### TASK DETAILS
Report each line of the data that has "this" somewhere in it.

### INFORMATION GIVEN
* * * * * * *
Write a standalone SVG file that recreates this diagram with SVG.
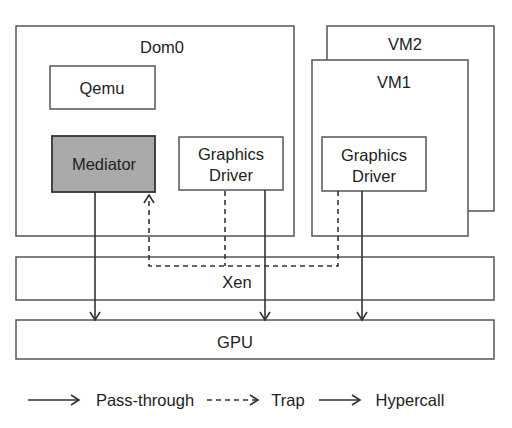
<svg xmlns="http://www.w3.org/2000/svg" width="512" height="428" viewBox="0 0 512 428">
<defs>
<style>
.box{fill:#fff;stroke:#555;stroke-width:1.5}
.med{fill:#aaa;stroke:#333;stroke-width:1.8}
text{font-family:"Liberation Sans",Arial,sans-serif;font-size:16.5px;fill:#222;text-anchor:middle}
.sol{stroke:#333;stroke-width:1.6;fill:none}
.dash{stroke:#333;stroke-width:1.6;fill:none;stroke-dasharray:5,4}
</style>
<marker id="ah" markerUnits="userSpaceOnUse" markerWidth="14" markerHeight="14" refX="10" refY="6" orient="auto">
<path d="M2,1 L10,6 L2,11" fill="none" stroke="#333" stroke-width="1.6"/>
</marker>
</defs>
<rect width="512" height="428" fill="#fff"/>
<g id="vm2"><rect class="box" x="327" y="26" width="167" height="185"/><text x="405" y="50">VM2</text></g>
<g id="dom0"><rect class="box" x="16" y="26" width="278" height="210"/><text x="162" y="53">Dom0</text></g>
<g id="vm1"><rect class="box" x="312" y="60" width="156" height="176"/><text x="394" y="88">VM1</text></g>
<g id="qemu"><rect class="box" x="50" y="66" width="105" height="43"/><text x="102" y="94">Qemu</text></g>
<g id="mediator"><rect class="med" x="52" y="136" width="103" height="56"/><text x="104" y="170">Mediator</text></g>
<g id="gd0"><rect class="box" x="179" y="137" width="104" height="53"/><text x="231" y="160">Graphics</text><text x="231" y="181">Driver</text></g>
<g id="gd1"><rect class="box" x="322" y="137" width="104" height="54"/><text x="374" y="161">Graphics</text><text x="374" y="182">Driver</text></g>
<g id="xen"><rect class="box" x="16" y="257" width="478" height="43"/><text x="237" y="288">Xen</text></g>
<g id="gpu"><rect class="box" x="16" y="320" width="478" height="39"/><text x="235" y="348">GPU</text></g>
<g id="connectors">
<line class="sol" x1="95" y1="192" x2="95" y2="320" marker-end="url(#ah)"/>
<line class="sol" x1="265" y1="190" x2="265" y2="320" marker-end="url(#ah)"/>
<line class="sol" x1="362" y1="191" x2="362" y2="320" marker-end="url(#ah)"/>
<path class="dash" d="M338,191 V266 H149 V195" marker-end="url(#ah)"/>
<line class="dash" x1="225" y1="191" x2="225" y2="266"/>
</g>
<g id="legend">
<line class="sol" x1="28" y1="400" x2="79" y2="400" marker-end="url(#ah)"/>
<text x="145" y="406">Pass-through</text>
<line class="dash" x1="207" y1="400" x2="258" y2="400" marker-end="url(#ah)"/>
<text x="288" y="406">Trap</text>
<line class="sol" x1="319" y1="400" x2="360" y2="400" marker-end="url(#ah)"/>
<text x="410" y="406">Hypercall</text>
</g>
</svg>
* * * * * * *
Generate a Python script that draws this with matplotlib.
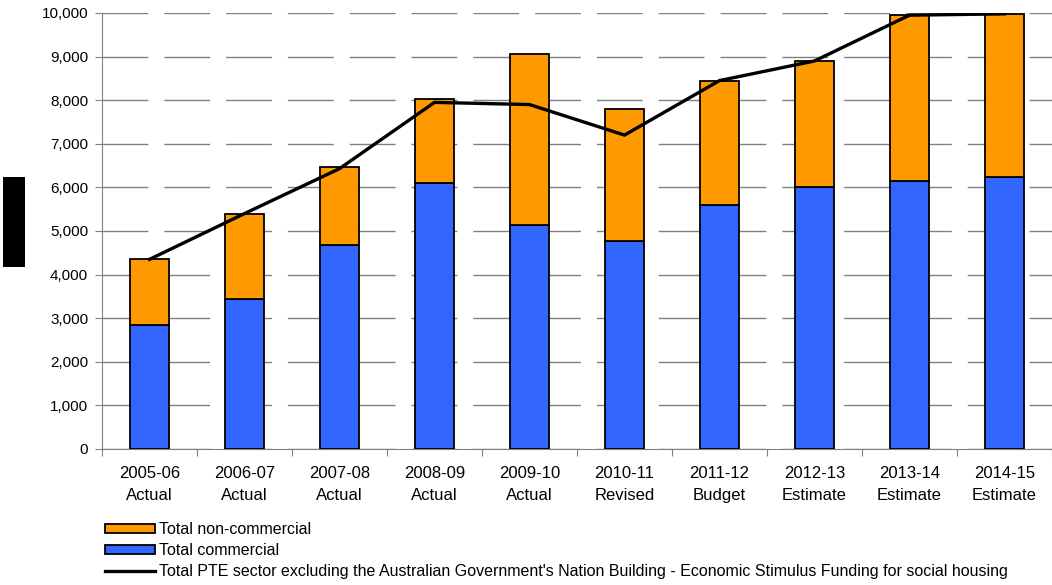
* * * * * * *
### RESPONSE TO THE EXERCISE
Write a standalone SVG file that recreates this diagram with SVG.
Generate a Python script that draws this with matplotlib.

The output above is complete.